It has been a bad week for British design. In the past few days it has been announced that 30 Habitat stores are due to close, while Homeform, owner of Dolphin Bathrooms and Moben Kitchens, has gone into administration. Many will have looked forward to yesterday’s issue of Design Week – the trade publication for the design industry – to take the discussion further of the future of the nation’s home retail market. But the weekly publication flopped onto desks with even glummer tidings bearing just one coverline: “The Last Issue – Design Week closes after 25 years”. It’s depressing news. For 25 years Design Week has connected a growing community with the latest industry developments, reporting on everything from rebrands to trade fairs, combined with pithy profiles and opinion pieces that by night became talking points at industry gatherings.
“What seemed like a strong entrepreneurial idea in September 1986 is no longer viable,” says founder Jeremy Myerson, now a professor at the Royal College of Art and a member of the Design Council. “In 1986 the UK design industry was booming and Design Week accelerated the business of design. We could report on news almost as it happened.”
It helped recruitment too. “Companies could phone up and place an advert for someone on a Tuesday, have it printed in the Thursday edition and hire someone on the Friday,” says Myerson. “Previously people had to put up with the three-month lead time of the monthly glossies.”
Of course the big bad internet is the culprit. Design Week‘s circulation fell sharply from 7,777 a week in 2008 to 5,725 last year and now it will exist solely online. “People don’t want to wait until Thursday anymore,” says Myerson. “The web is instant and editorial opinion has been democratised by the presence of blogs. The only print titles that can survive are those that are beautiful, precious, collectible design objects in themselves and that’s not the point of a weekly trade title. The fact that Design Week can go under is indicative of far more troubling times ahead for this sector of the industry.”

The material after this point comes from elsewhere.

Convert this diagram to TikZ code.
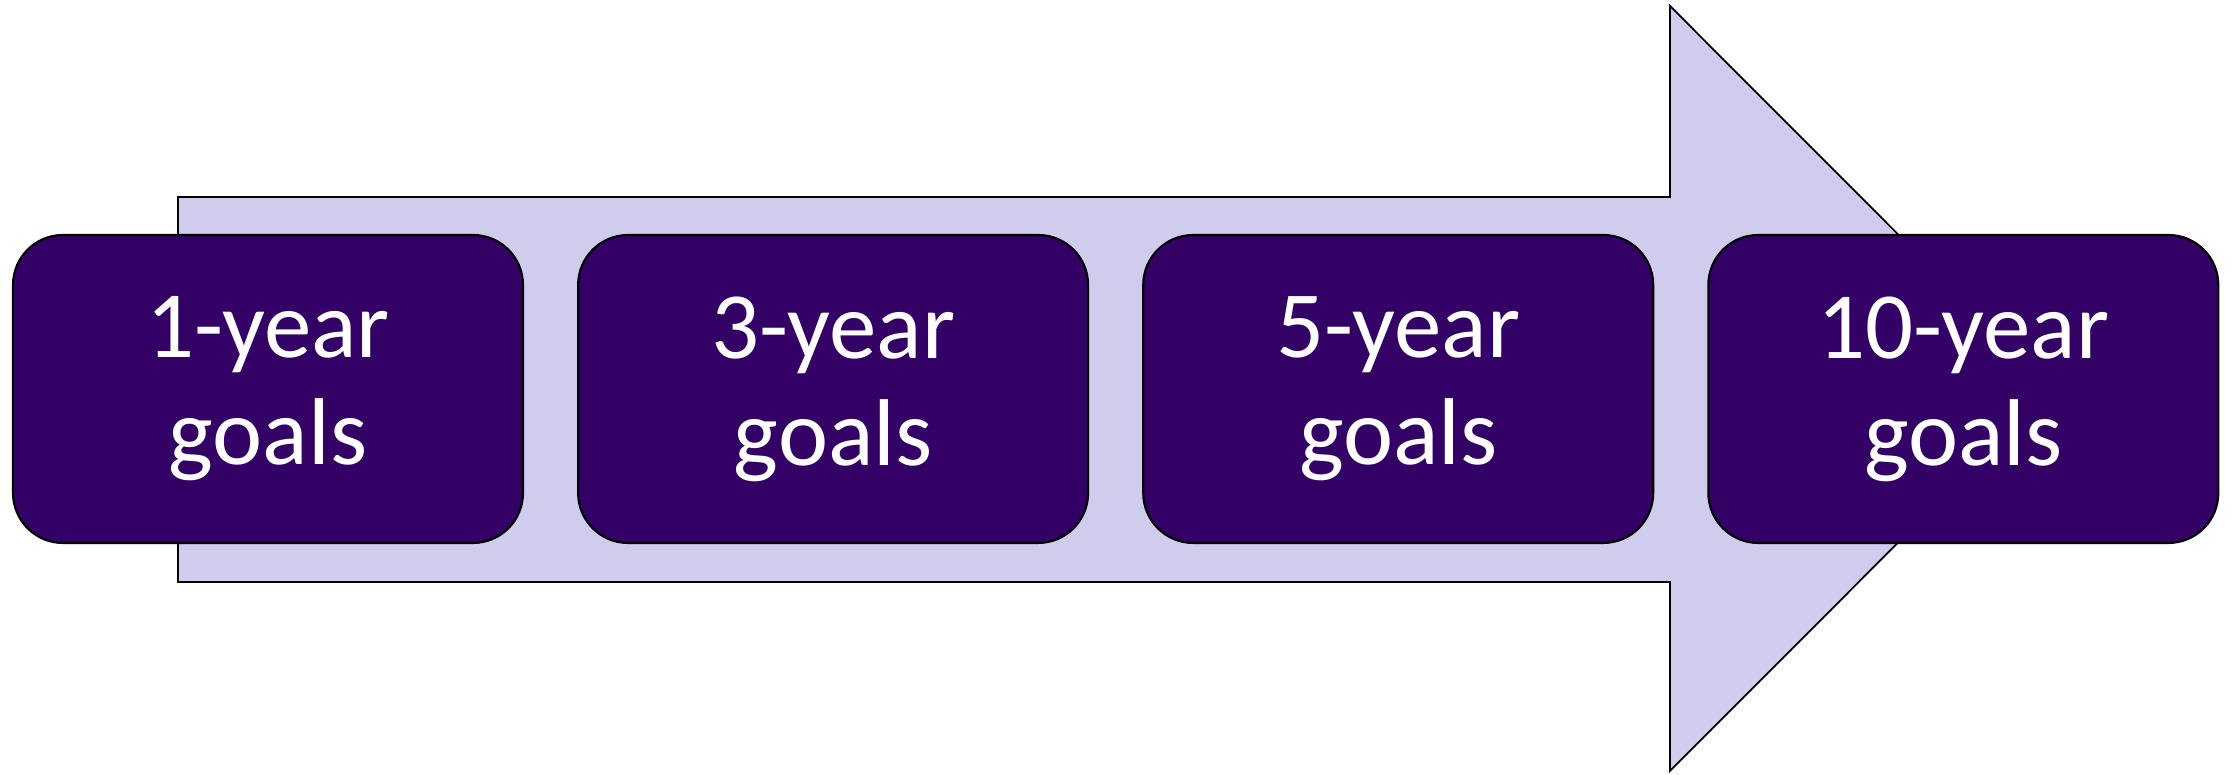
\documentclass[tikz,border=0pt]{standalone}
\usepackage{fontspec}
\setmainfont{Carlito}
\usetikzlibrary{positioning}

\definecolor{arrowfill}{RGB}{208,204,237}
\definecolor{boxfill}{RGB}{51,0,102}

\tikzset{
  goalbox/.style={draw=black, fill=boxfill, text=white, line width=0.6pt,
    rounded corners=0.5cm, minimum width=5.1cm, minimum height=3.08cm,
    align=center, font=\fontsize{27}{30.5}\selectfont}
}

\begin{document}
\begin{tikzpicture}
\useasboundingbox (0,0) rectangle (22.36,7.75);

%% arrow behind the boxes
\draw[fill=arrowfill, line width=0.5pt]
  (1.78,5.78) -- (16.70,5.78) -- (16.70,7.69) -- (20.52,3.865)
  -- (16.70,0.04) -- (16.70,1.93) -- (1.78,1.93) -- cycle;

%% goal boxes
\node[goalbox] (one) at (2.68,3.86) {1-year\\goals};
\node[goalbox, right=0.53cm of one] (three) {3-year\\goals};
\node[goalbox, right=0.53cm of three] (five) {5-year\\goals};
\node[goalbox, right=0.53cm of five] (ten) {10-year\\goals};

\end{tikzpicture}
\end{document}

Centaur, the business magazine publisher behind Design Week, has also closed the print version of New Media Age and placed a number of titles under consultation at the same time. Is this the beginning of the end for weekly trade titles as we know them? Global media guru Mario Garcia insists it’s not all bad news: “One of the advantages tablets offer is that publications that can no longer afford to publish in print can have a second life as tablet-only titles. I foresee that many of these trade periodicals will go tablet in the near future. It allows for great story-telling and, for an audience such as Design Week, it’s an ideal platform to view stories with longer legs in audio, video and pop-up.”
Centaur is currently developing an iPad application for both Design Week and New Media Age. The group’s first iPad application for another of its flagship titles, Creative Review, is set to launch this month. Whether that signals another imminent print closure on the horizon remains to be seen.